▶ _PROMPT_: Locate the line that contains "Clone this chart in Chart.js." in the entries below, then repeat it and every following line through the line that contains "0.861, 0.882, 0.899];", exactly, and no others.

▶ _MATERIAL FOR THE TASK_:

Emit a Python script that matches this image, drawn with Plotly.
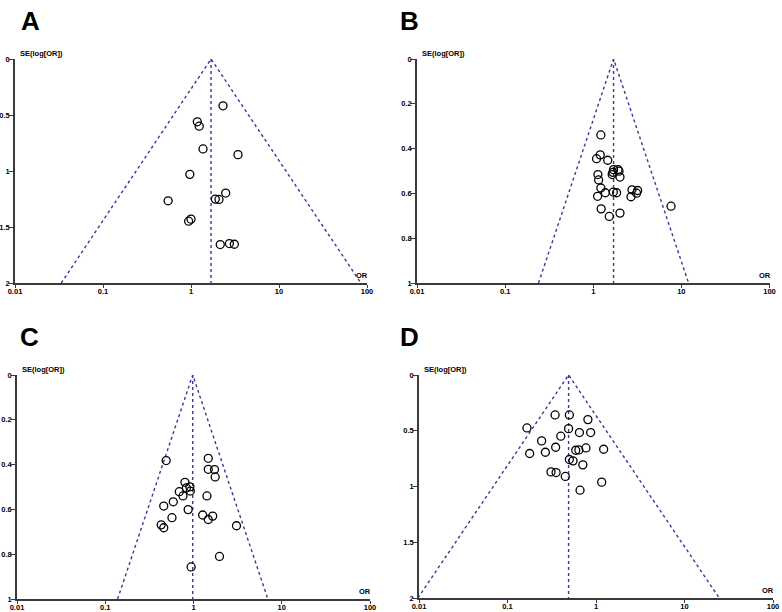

* * *

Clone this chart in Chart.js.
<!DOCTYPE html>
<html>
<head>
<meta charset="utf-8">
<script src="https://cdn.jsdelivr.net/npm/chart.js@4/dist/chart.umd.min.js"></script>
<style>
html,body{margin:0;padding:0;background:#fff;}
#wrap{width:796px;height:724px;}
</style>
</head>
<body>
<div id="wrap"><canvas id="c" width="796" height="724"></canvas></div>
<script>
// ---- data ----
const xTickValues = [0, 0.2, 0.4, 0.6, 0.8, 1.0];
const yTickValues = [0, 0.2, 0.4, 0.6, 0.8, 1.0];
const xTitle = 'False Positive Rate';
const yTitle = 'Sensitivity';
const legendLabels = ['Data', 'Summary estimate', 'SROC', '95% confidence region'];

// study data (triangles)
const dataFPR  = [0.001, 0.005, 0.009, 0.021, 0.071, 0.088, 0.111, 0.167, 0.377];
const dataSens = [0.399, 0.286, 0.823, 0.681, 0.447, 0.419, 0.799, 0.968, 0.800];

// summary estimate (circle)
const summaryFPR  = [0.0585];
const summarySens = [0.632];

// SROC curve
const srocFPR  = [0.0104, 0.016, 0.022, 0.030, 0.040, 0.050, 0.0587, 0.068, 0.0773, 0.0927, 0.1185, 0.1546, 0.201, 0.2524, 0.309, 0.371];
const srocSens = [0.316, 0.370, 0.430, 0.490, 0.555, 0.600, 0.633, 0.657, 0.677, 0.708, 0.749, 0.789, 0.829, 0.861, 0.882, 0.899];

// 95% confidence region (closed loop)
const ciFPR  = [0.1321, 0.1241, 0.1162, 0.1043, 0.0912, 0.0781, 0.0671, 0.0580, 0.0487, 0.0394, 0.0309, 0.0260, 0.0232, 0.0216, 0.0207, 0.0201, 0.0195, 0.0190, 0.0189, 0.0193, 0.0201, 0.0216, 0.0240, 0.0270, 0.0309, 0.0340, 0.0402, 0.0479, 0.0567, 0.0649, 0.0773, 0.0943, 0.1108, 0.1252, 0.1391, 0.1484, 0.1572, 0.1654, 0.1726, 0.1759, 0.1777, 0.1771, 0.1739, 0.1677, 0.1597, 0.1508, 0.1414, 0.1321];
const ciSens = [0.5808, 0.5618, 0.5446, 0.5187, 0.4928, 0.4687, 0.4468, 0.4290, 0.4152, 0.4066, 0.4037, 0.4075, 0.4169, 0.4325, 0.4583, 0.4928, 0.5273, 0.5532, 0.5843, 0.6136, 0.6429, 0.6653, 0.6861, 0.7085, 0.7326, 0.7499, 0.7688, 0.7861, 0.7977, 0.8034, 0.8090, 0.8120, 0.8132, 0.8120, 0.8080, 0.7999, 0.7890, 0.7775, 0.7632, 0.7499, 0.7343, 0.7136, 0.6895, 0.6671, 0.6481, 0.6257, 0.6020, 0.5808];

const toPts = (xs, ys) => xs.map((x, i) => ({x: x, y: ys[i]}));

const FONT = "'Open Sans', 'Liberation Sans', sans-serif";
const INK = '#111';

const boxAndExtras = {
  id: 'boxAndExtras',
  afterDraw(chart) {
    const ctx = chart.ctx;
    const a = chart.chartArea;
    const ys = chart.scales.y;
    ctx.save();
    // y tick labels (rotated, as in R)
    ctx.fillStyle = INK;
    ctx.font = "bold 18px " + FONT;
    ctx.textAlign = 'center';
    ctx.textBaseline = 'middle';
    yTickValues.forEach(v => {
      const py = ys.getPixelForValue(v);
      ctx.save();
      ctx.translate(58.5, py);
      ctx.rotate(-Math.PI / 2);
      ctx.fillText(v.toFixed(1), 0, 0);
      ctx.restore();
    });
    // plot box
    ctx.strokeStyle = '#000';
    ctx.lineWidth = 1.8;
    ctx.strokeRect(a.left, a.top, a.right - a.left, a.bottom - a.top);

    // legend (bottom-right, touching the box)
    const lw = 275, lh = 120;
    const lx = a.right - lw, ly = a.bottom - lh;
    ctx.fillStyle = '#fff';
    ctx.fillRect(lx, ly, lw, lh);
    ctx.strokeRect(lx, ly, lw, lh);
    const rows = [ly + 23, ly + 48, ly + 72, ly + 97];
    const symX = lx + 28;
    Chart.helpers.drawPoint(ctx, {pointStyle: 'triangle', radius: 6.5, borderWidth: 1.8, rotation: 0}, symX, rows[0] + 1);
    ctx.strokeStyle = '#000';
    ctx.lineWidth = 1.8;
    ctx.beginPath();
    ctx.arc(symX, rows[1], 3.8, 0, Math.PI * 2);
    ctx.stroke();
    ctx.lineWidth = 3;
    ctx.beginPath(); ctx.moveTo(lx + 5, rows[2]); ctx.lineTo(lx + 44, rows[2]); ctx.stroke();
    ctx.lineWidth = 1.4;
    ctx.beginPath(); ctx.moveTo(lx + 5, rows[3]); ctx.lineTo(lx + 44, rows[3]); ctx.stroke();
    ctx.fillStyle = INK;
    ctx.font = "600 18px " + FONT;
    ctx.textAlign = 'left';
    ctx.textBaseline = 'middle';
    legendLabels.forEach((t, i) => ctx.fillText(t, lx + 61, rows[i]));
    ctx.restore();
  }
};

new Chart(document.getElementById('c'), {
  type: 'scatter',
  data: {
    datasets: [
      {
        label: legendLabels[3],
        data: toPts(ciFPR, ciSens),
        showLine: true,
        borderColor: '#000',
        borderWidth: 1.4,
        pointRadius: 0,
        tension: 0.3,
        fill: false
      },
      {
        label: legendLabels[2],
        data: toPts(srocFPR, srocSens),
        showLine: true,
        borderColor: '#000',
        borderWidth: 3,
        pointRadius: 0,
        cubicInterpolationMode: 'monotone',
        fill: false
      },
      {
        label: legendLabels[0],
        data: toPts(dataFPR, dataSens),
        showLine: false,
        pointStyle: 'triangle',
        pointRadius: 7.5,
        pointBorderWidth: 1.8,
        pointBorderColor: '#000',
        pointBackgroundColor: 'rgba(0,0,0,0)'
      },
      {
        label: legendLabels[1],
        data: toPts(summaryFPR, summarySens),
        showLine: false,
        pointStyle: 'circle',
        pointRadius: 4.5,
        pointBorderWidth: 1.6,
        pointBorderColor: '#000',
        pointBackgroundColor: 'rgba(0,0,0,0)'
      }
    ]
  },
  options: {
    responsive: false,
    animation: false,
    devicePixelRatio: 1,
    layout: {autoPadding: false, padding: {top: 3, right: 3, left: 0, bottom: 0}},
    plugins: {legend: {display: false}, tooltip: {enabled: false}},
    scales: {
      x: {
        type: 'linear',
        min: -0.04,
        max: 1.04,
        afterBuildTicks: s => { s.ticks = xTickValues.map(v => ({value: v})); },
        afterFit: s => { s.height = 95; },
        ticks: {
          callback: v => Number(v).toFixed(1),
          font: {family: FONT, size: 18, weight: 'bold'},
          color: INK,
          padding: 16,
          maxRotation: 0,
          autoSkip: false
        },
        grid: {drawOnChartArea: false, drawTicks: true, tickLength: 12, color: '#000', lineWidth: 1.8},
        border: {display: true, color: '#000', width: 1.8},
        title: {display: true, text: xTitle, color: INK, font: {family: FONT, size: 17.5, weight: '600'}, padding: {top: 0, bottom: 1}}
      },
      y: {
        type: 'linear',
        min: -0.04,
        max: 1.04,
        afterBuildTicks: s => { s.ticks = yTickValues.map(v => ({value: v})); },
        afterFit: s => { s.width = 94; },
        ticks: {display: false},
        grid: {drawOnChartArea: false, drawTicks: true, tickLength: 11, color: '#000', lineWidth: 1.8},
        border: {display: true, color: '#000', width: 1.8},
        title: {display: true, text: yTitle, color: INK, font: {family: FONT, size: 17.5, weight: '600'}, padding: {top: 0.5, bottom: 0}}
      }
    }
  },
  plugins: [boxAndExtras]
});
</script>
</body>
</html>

▶ _IN RESPONSE_:
Clone this chart in Chart.js.
<!DOCTYPE html>
<html>
<head>
<meta charset="utf-8">
<script src="https://cdn.jsdelivr.net/npm/chart.js@4/dist/chart.umd.min.js"></script>
<style>
html,body{margin:0;padding:0;background:#fff;}
#wrap{width:796px;height:724px;}
</style>
</head>
<body>
<div id="wrap"><canvas id="c" width="796" height="724"></canvas></div>
<script>
// ---- data ----
const xTickValues = [0, 0.2, 0.4, 0.6, 0.8, 1.0];
const yTickValues = [0, 0.2, 0.4, 0.6, 0.8, 1.0];
const xTitle = 'False Positive Rate';
const yTitle = 'Sensitivity';
const legendLabels = ['Data', 'Summary estimate', 'SROC', '95% confidence region'];

// study data (triangles)
const dataFPR  = [0.001, 0.005, 0.009, 0.021, 0.071, 0.088, 0.111, 0.167, 0.377];
const dataSens = [0.399, 0.286, 0.823, 0.681, 0.447, 0.419, 0.799, 0.968, 0.800];

// summary estimate (circle)
const summaryFPR  = [0.0585];
const summarySens = [0.632];

// SROC curve
const srocFPR  = [0.0104, 0.016, 0.022, 0.030, 0.040, 0.050, 0.0587, 0.068, 0.0773, 0.0927, 0.1185, 0.1546, 0.201, 0.2524, 0.309, 0.371];
const srocSens = [0.316, 0.370, 0.430, 0.490, 0.555, 0.600, 0.633, 0.657, 0.677, 0.708, 0.749, 0.789, 0.829, 0.861, 0.882, 0.899];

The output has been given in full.